Others also work in the multiclass case:
accuracy_score(y_true, y_pred, *[, ...])
Accuracy classification score.
classification_report(y_true, y_pred, *[, ...])
Build a text report showing the main classification metrics.
f1_score(y_true, y_pred, *[, labels, ...])
Compute the F1 score, also known as balanced F-score or F-measure.
fbeta_score(y_true, y_pred, *, beta[, ...])
Compute the F-beta score.
hamming_loss(y_true, y_pred, *[, sample_weight])
Compute the average Hamming loss.
jaccard_score(y_true, y_pred, *[, labels, ...])
Jaccard similarity coefficient score.
log_loss(y_true, y_pred, *[, eps, ...])
Log loss, aka logistic loss or cross-entropy loss.
multilabel_confusion_matrix(y_true, y_pred, *)
Compute a confusion matrix for each class or sample.
precision_recall_fscore_support(y_true, ...)

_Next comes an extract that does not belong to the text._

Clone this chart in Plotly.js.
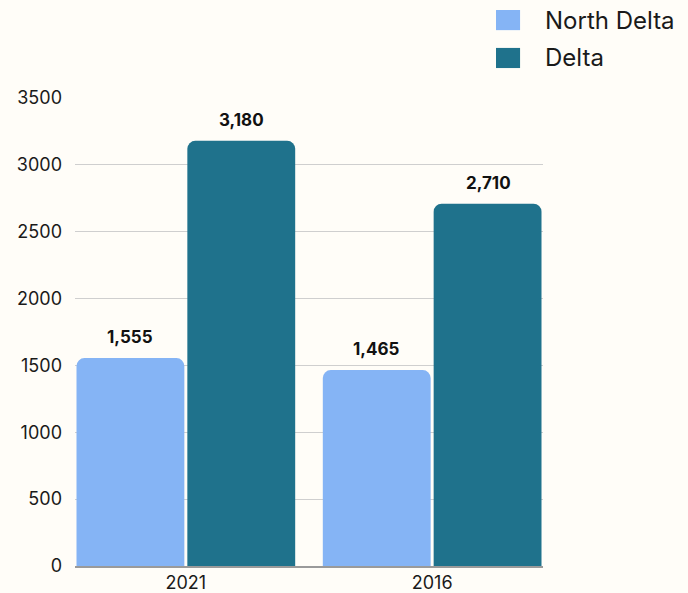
<!DOCTYPE html>
<html>
<head>
<meta charset="utf-8">
<script src="https://cdn.plot.ly/plotly-3.0.1.min.js"></script>
<style>
  html, body { margin: 0; padding: 0; background: #fffdf8; }
  #chart { width: 688px; height: 593px; }
</style>
</head>
<body>
<div id="chart"></div>
<script>
// chart data
var years = ["2021", "2016"];
var northDelta = [1555, 1465];
var delta = [3180, 2710];
var seriesNames = ["North Delta", "Delta"];
var seriesColors = ["#85b4f5", "#1f728c"];
var yTicks = [0, 500, 1000, 1500, 2000, 2500, 3000, 3500];

var font = "Inter, 'DejaVu Sans', sans-serif";

var traces = [northDelta, delta].map(function(vals, k){
  return {
    type: "bar",
    name: seriesNames[k],
    x: years,
    y: vals,
    marker: {color: seriesColors[k], line: {width: 0}},
    showlegend: false,
    hoverinfo: "skip"
  };
});

// value labels above each bar (x as category index)
var annotations = [];
[northDelta, delta].forEach(function(vals, k){
  vals.forEach(function(v, i){
    annotations.push({
      x: i, y: v, xref: "x", yref: "y",
      xshift: k === 0 ? -56 : 56, yshift: 9,
      yanchor: "bottom", showarrow: false,
      text: "<b>" + v.toLocaleString("en-US") + "</b>",
      font: {family: font, size: 17, color: "#111"}
    });
  });
});

// legend built by hand, bigger swatches
var shapes = [];
seriesNames.forEach(function(n, k){
  var yTop = 1.188 - k * 0.081;
  shapes.push({
    type: "rect", xref: "paper", yref: "paper",
    x0: 0.8996, x1: 0.951, y0: yTop - 0.043, y1: yTop,
    fillcolor: seriesColors[k], line: {width: 0}
  });
  annotations.push({
    x: 1.0, y: yTop - 0.0215, xref: "paper", yref: "paper",
    xanchor: "left", yanchor: "middle", showarrow: false,
    text: n, font: {family: font, size: 24, color: "#1a1a1a"}
  });
});

var layout = {
  width: 688, height: 593,
  margin: {l: 75, r: 145, t: 98, b: 27},
  paper_bgcolor: "#fffdf8",
  plot_bgcolor: "#fffdf8",
  barmode: "group",
  bargap: 0.1,
  bargroupgap: 0.027,
  barcornerradius: 8,
  showlegend: false,
  font: {family: font, color: "#222"},
  xaxis: {
    type: "category",
    range: [-0.45, 1.45],
    showgrid: false,
    showline: true, linecolor: "#9a9a9a", linewidth: 1.5,
    ticks: "",
    tickfont: {family: font, size: 18, color: "#1a1a1a"}
  },
  yaxis: {
    range: [0, 3500],
    tickvals: yTicks,
    ticktext: yTicks.map(String),
    showgrid: true, gridcolor: "#cfcfcf", gridwidth: 1,
    zeroline: false,
    ticks: "",
    ticklabelstandoff: 12,
    tickfont: {family: font, size: 18, color: "#1a1a1a"}
  },
  shapes: shapes,
  annotations: annotations
};

Plotly.newPlot("chart", traces, layout, {displayModeBar: false, staticPlot: true});
</script>
</body>
</html>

Compute precision, recall, F-measure and support for each class.
precision_score(y_true, y_pred, *[, labels, ...])
Compute the precision.
recall_score(y_true, y_pred, *[, labels, ...])
Compute the recall.
roc_auc_score(y_true, y_score, *[, average, ...])
Compute Area Under the Receiver Operating Characteristic Curve (ROC AUC) from prediction scores.
zero_one_loss(y_true, y_pred, *[, ...])
Zero-one classification loss.
some work with binary and multilabel (but not multiclass) problems:
average_precision_score(y_true, y_score, *)
Compute average precision (AP) from prediction scores.
From binary to multiclass and multilabel :
Some metrics are essentially defined for binary classification tasks (e.g. f1_score, roc_auc_score). In these cases, by default only the positive label is evaluated, assuming by default that the positive class is labelled 1 (though this may be configurable through the pos_label parameter).
In extending a binary metric to multiclass or multilabel problems, the data is treated as a collection of binary problems, one for each class. There are then a number of ways to average binary metric calculations across the set of classes, each of which may be useful in some scenario. Where available, you should select among these using the average parameter.
"macro" simply calculates the mean of the binary metrics, giving equal weight to each class. In problems where infrequent classes are nonetheless important, macro-averaging may be a means of highlighting their performance. On the other hand, the assumption that all classes are equally important is often untrue, such that macro-averaging will over-emphasize the typically low performance on an infrequent class.
"weighted" accounts for class imbalance by computing the average of binary metrics in which each class’s score is weighted by its presence in the true data sample.
"micro" gives each sample-class pair an equal contribution to the overall metric (except as a result of sample-weight). Rather than summing the metric per class, this sums the dividends and divisors that make up the per-class metrics to calculate an overall quotient. Micro-averaging may be preferred in multilabel settings, including multiclass classification where a majority class is to be ignored.